NEIL YOUNG & PROMISE OF THE REAL, The Visitor (CD/LP)
“I’m Canadian, by the way, and I love the USA”, begins the first of 10 songs which survey Donald Trump’s United States with a long-settled immigrant’s sorrowful and disdainful eye. However, Neil Young’s third album with (son of Willie) Lukas Nelson’s band shrewdly eschews stereotypical angry songs for warm, pretty and even funny protest music. At best, this is really effective. He responds to Trump’s “Make America great again” slogan with the playfully pithy Already Great. Jabs at a “gameshow host, who has to boast about tearing down the things I hold most dear” don’t prevent Almost Always being a sublime melody. Elsewhere, curveballs accompany trademark country-rock chugs. Change of Heart features whistling and Children of Destiny is a politicised, bells and baubles, orchestral Broadway-style show tune (“Stand up for what you believe / Resist the powers that be!”). Young sounds energised by the need to confront hatred and division with humanity and hope.

VAN MORRISON, Versatile (CD/LP)
It’s evidently too late to stop now for Van Morrison.
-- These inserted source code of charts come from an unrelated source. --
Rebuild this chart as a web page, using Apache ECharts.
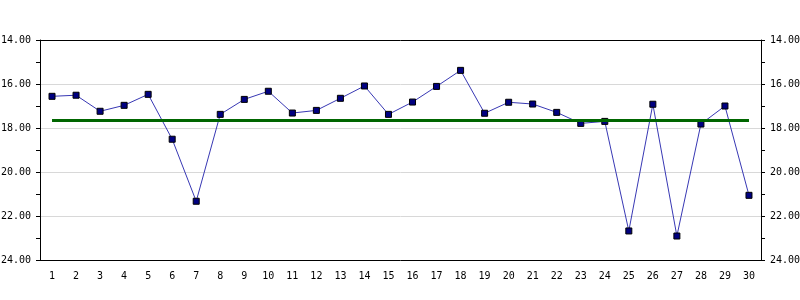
<!DOCTYPE html>
<html>
<head>
<meta charset="utf-8">
<script src="https://cdn.jsdelivr.net/npm/echarts@6/dist/echarts.min.js"></script>
<style>html,body{margin:0;padding:0;background:#fff;}#c{width:800px;height:300px;}</style>
</head>
<body>
<div id="c"></div>
<script>
const categories = ['1','2','3','4','5','6','7','8','9','10','11','12','13','14','15','16','17','18','19','20','21','22','23','24','25','26','27','28','29','30'];
const values = [16.56,16.51,17.24,16.97,16.47,18.51,21.33,17.38,16.70,16.33,17.32,17.20,16.65,16.09,17.38,16.82,16.11,15.38,17.33,16.83,16.91,17.29,17.79,17.70,22.68,16.92,22.91,17.82,17.00,21.06];
const meanLine = 17.67;
const yMin = 14, yMax = 24;

const font = { fontFamily: 'DejaVu Sans Mono', fontSize: 10, color: '#000' };
function yAxisDef(pos) {
  return {
    type: 'value', position: pos, min: yMin, max: yMax, interval: 2, inverse: true,
    axisLine: { show: true, onZero: false, lineStyle: { color: '#000', width: 1 } },
    axisTick: { show: true, length: 4, lineStyle: { color: '#000' } },
    minorTick: { show: true, splitNumber: 2, length: 4, lineStyle: { color: '#000' } },
    axisLabel: Object.assign({ margin: 9, formatter: v => v.toFixed(2) }, font),
    splitLine: { show: pos === 'left', lineStyle: { color: '#d8d8d8', width: 1 } }
  };
}
const chart = echarts.init(document.getElementById('c'), null, { renderer: 'canvas' });
chart.setOption({
  animation: false,
  backgroundColor: '#fff',
  grid: { left: 40, right: 39, top: 40, bottom: 40, outerBoundsMode: 'none', containLabel: false, show: false },
  xAxis: [{
    type: 'category', data: categories, boundaryGap: true,
    axisLine: { lineStyle: { color: '#000', width: 1 } },
    axisTick: { alignWithLabel: true, length: 5, lineStyle: { color: '#000' } },
    axisLabel: Object.assign({ margin: 11, interval: 0 }, font),
    splitLine: { show: false }
  }, {
    type: 'category', data: categories, boundaryGap: true, position: 'top',
    axisLine: { show: true, onZero: false, lineStyle: { color: '#000', width: 1 } },
    axisTick: { show: false }, axisLabel: { show: false }, splitLine: { show: false }
  }],
  yAxis: [yAxisDef('left'), yAxisDef('right')],
  series: [{
    type: 'line', data: values, xAxisIndex: 0, yAxisIndex: 0,
    symbol: 'rect', symbolSize: 6,
    lineStyle: { color: '#3838b4', width: 1 },
    itemStyle: { color: '#000080', borderColor: '#000', borderWidth: 1 },
    markLine: {
      silent: true, symbol: 'none', label: { show: false },
      lineStyle: { color: '#006600', width: 3, type: 'solid' },
      data: [[{ coord: [categories[0], meanLine] }, { coord: [categories[categories.length - 1], meanLine] }]]
    }
  }]
});
</script>
</body>
</html>
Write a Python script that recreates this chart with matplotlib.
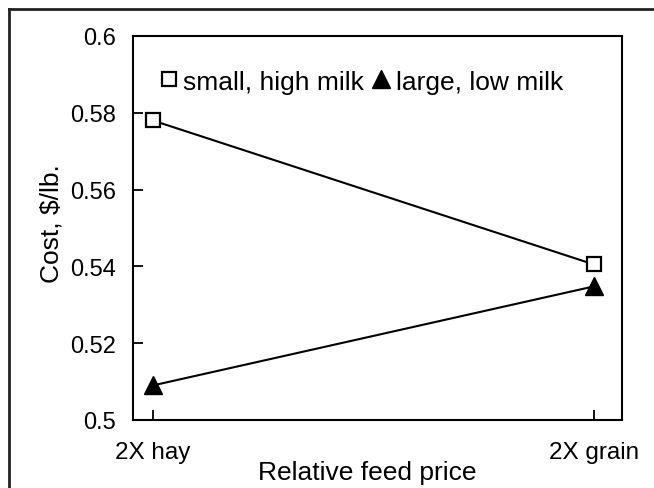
import matplotlib.pyplot as plt
from matplotlib.lines import Line2D

plt.rcParams['font.family'] = ['Liberation Sans', 'DejaVu Sans']

feed = ['2X hay', '2X grain']
small_high = [0.578, 0.5405]
large_low = [0.509, 0.5348]
yticks = [0.5, 0.52, 0.54, 0.56, 0.58, 0.6]
ylabels = ['0.5', '0.52', '0.54', '0.56', '0.58', '0.6']

fig = plt.figure(figsize=(6.54, 4.89), dpi=100)
ax = fig.add_axes([133 / 654, 1 - 421 / 489, 489 / 654, 384 / 489])

x = list(range(len(feed)))
ax.plot(x, small_high, color='black', lw=1.5, marker='s', markersize=10.5,
        markerfacecolor='white', markeredgecolor='black', markeredgewidth=1.6)
ax.plot(x, large_low, color='black', lw=1.5, marker='^', markersize=12.5,
        markerfacecolor='black', markeredgecolor='black')

ax.set_xlim(-0.045, 1.0635)
ax.set_ylim(0.5, 0.6)
ax.set_xticks(x)
ax.set_xticklabels(feed, fontsize=17.5)
ax.set_yticks(yticks)
ax.set_yticklabels(ylabels, fontsize=17)
ax.tick_params(axis='x', direction='in', length=7, width=1.3, pad=15)
ax.tick_params(axis='y', direction='in', length=7, width=1.3, pad=12)
for s in ax.spines.values():
    s.set_linewidth(1.5)

ax.set_xlabel('Relative feed price', fontsize=19)
ax.xaxis.set_label_coords(0.4796, -0.105)
ax.set_ylabel('Cost, $/lb.', fontsize=19)
ax.yaxis.set_label_coords(-0.143, 0.513)

handles = [
    Line2D([], [], ls='none', marker='s', markersize=10.5, markerfacecolor='white',
           markeredgecolor='black', markeredgewidth=1.6),
    Line2D([], [], ls='none', marker='^', markersize=12.5, color='black'),
]
ax.legend(handles, ['small, high milk', 'large, low milk'], ncol=2, frameon=False,
          fontsize=19, handlelength=0.7, handletextpad=0.2, columnspacing=0.3,
          loc='upper left', bbox_to_anchor=(0.033, 0.94), borderaxespad=0)

# outer frame (only top and left visible)
fig.add_artist(Line2D([9 / 654, 9 / 654], [0, 1 - 10 / 489], color='#222', lw=2,
                      transform=fig.transFigure))
fig.add_artist(Line2D([9 / 654, 1], [1 - 10 / 489, 1 - 10 / 489], color='#222', lw=2,
                      transform=fig.transFigure))

fig.savefig('out.png', dpi=100)
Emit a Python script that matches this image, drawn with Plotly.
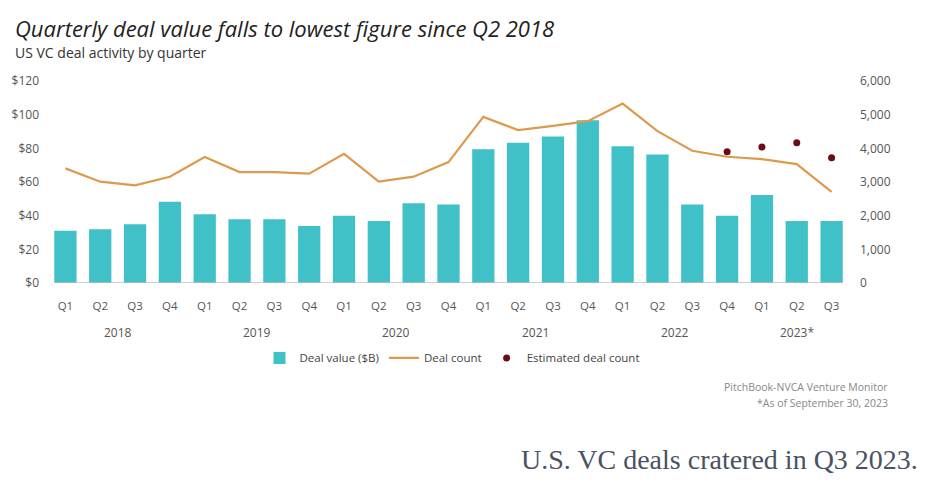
import plotly.graph_objects as go

quarters = ["Q1", "Q2", "Q3", "Q4"] * 5 + ["Q1", "Q2", "Q3"]
years = ["2018", "2019", "2020", "2021", "2022", "2023*"]
deal_value = [31.0, 32.0, 34.9, 48.3, 40.9, 37.9, 37.9, 33.9, 39.9, 36.9, 47.4, 46.6,
              79.4, 83.3, 87.0, 96.7, 81.3, 76.4, 46.6, 39.9, 52.3, 36.9, 36.9]
deal_count = [3405, 3009, 2902, 3157, 3740, 3296, 3296, 3246, 3838, 3009, 3157, 3592,
              4934, 4540, 4668, 4806, 5330, 4510, 3927, 3750, 3681, 3533, 2704]
est_count = [None] * 19 + [3897, 4036, 4164, 3720]
left_ticks = [0, 20, 40, 60, 80, 100, 120]
left_labels = ["$0", "$20", "$40", "$60", "$80", "$100", "$120"]
right_ticks = [0, 1000, 2000, 3000, 4000, 5000, 6000]
right_labels = ["0", "1,000", "2,000", "3,000", "4,000", "5,000", "6,000"]

x = list(range(len(quarters)))
year_pos = [1.5, 5.5, 9.5, 13.5, 17.5, 21]

TEAL = "#40C1C8"
ORANGE = "#DE9A4C"
DOT = "#6B0B14"
FONT = "Open Sans"

fig = go.Figure()
fig.add_trace(go.Bar(x=x, y=deal_value, name="Deal value ($B)", marker_color=TEAL,
                     marker_line_width=0))
fig.add_trace(go.Scatter(x=x, y=deal_count, name="Deal count", mode="lines",
                         line=dict(color=ORANGE, width=2.2), yaxis="y2"))
fig.add_trace(go.Scatter(x=x, y=est_count, name="Estimated deal count", mode="markers",
                         marker=dict(color=DOT, size=7), yaxis="y2"))

fig.update_layout(
    width=935, height=486,
    margin=dict(l=43, r=86, t=81, b=203),
    paper_bgcolor="white", plot_bgcolor="white",
    bargap=0.36,
    font=dict(family=FONT, color="#555"),
    showlegend=True,
    legend=dict(orientation="h", x=0.505, xanchor="center", y=-0.371, yanchor="middle",
                font=dict(size=11.5, color="#444", family=FONT), itemwidth=30,
                traceorder="normal"),
    xaxis=dict(tickmode="array", tickvals=x, ticktext=quarters, range=[-0.5, 22.5],
               showgrid=False, zeroline=False, showline=False, ticks="",
               tickfont=dict(size=11.5, color="#555"), ticklabelstandoff=14),
    yaxis=dict(range=[0, 120], tickvals=left_ticks, ticktext=left_labels,
               showgrid=False, zeroline=False, showline=False, ticks="",
               tickfont=dict(size=12, color="#555"), ticklabelstandoff=8),
    yaxis2=dict(range=[0, 6000], tickvals=right_ticks, ticktext=right_labels,
                overlaying="y", side="right", showgrid=False, zeroline=False,
                showline=False, ticks="", tickfont=dict(size=12, color="#555"),
                ticklabelstandoff=10),
)

fig.add_shape(type="line", xref="x", yref="y", x0=-0.32, x1=22.32, y0=0, y1=0,
              line=dict(color="#BDBDBD", width=1.5), layer="above")

for yr, p in zip(years, year_pos):
    fig.add_annotation(text=yr, x=p, xref="x", y=-0.2475, yref="paper", showarrow=False,
                       font=dict(size=12, color="#555"), yanchor="middle")

fig.add_annotation(text="<i>Quarterly deal value falls to lowest figure since Q2 2018</i>",
                   xref="paper", yref="paper", x=-0.0438, y=1.262, xanchor="left",
                   yanchor="middle", showarrow=False,
                   font=dict(size=22, color="#222", family=FONT))
fig.add_annotation(text="US VC deal activity by quarter",
                   xref="paper", yref="paper", x=-0.0438, y=1.143, xanchor="left",
                   yanchor="middle", showarrow=False,
                   font=dict(size=14, color="#333", family=FONT))
fig.add_annotation(text="PitchBook-NVCA Venture Monitor", xref="paper", yref="paper",
                   x=1.051, y=-0.515, xanchor="right", yanchor="middle", showarrow=False,
                   font=dict(size=10.5, color="#888", family=FONT))
fig.add_annotation(text="*As of September 30, 2023", xref="paper", yref="paper",
                   x=1.051, y=-0.594, xanchor="right", yanchor="middle", showarrow=False,
                   font=dict(size=10.5, color="#888", family=FONT))
fig.add_annotation(text="U.S. VC deals cratered in Q3 2023.", xref="paper", yref="paper",
                   x=(517 - 43) / 806, y=-0.876, xanchor="left", yanchor="middle",
                   showarrow=False,
                   font=dict(size=28, color="#4A5262", family="Liberation Serif"))

fig.write_html("out.html")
Just three months after Roll With the Punches, a record of the blues, he’s put out his 38th studio album. Versatile is a curious little joy of a record – largely standards from the pre-rock golden age of American songwriting, supplemented with a handful of Van originals (some rerecorded, some new – Take It Easy Baby’s opening chords bear a startling resemblance to the theme from Police Squad, itself a Count Basie pastiche). The arrangements are all of a piece – a jazz setup of brass, standup bass, piano, drums and guitar – and it’s very much a mood album, gently swinging. There are mysteries – it’s hard to know quite what tempted Morrison into an instrumental version of the Skye Boat Song – but the album’s pleasures are many. It’s hard to go wrong with good musicians and great songs. On Versatile, Morrison serves the lyrics where he needs to (I Get a Kick Out of You), and breathes unexpected life into songs sullied by ubiquity (Unchained Melody).
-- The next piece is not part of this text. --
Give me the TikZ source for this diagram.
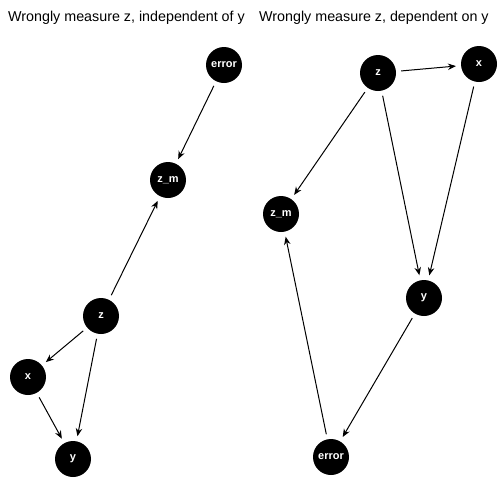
\documentclass[tikz,border=0pt]{standalone}
\usepackage{fontspec}
\setmainfont{Liberation Sans}
\usetikzlibrary{arrows.meta}
\begin{document}
\begin{tikzpicture}[x=1pt,y=-1pt,
  dagnode/.style={circle,fill=black,minimum size=36pt,inner sep=0pt,text=white,font=\fontsize{11}{13}\selectfont\bfseries},
  edge/.style={-{Stealth[length=8pt,width=6.5pt]},line width=1pt,shorten >=5pt,shorten <=5pt},
  title/.style={anchor=west,font=\fontsize{14.3}{17}\selectfont,inner sep=0pt}]
\useasboundingbox (0,0) rectangle (504,504);
\node[title] (t1) at (8,18) {Wrongly measure z, independent of y};
\node[title] (t2) at (259,18) {Wrongly measure z, dependent on y};
% left
\node[dagnode] (le) at (224,65) {error};
\node[dagnode] (lzm) at (168,180) {z\_m};
\node[dagnode] (lz) at (101,316) {z};
\node[dagnode] (lx) at (28,377) {x};
\node[dagnode] (ly) at (73,459) {y};
\draw[edge] (le) -- (lzm);
\draw[edge] (lz) -- (lzm);
\draw[edge] (lz) -- (lx);
\draw[edge] (lz) -- (ly);
\draw[edge] (lx) -- (ly);
% right
\node[dagnode] (rz) at (378,73) {z};
\node[dagnode] (rx) at (479,64) {x};
\node[dagnode] (rzm) at (281,214) {z\_m};
\node[dagnode] (ry) at (424,298) {y};
\node[dagnode] (re) at (331,457) {error};
\draw[edge] (rz) -- (rx);
\draw[edge] (rz) -- (rzm);
\draw[edge] (rz) -- (ry);
\draw[edge] (rx) -- (ry);
\draw[edge] (ry) -- (re);
\draw[edge] (re) -- (rzm);
\end{tikzpicture}
\end{document}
THE ROLLING STONES, On Air (2xCD)
Two discs of prime BBC sessions from the mid-60’s Stones, featuring their own immortal rock classics (“Satisfaction,” “The Last Time,” “It’s All Over Now”) and favorites by the band’s beloved influences, from Chuck Berry to Muddy Waters. This is a treasure trove of classics unearthed from the BBC’s vaults, documenting Mick & the boys at a time when they might genuinely have been the World’s Greatest Rock & Roll Band.

MINUS 5, Dear December (CD/LP)
McCaughey has been using his Minus 5 moniker as an umbrella under which he assembles a sprawling assortment of musicians who share his indie pop/rock mindset. He also utilizes it for various theme projects, most recently a tribute to the Monkees, where the different sounds and approaches of the participants coalesce under his somewhat skewed although innovative and creative guidance. So it is with these 11 holiday-themed tracks. Forget those Christmas standards; McCaughey composes 11 originals, not all of them about Christmas, and even less about promoting the good cheer of the season. Along for the ride are a typically diverse batch of indie rock/singing songwriting cohorts ranging from Chuck Prophet, M. Ward, The Posies, Kelly Hogan and familiar R.E.M. friends Mike Mills and Peter Buck (who seems to be the most dependable guest on Minus 5 albums). The resulting songs range from the straightforward, serious jangle pop of “Festival of Lights (Hanukah Song),” (strongly influenced by “The Ballad of John and Yoko”), with Mills and the dreamy, psychedelic “I See Angels” featuring Ben Gibbard, to the loose, Chuck Berry/Stones-styled rocking of “See You In December,” with Ward and Prophet cutting loose. It may not be a new Christmas classic, but you’d expect nothing less from Scott McCaughey as he takes the form of an indie Santa Claus, delivering his own batch of presents on the enticing Dear December.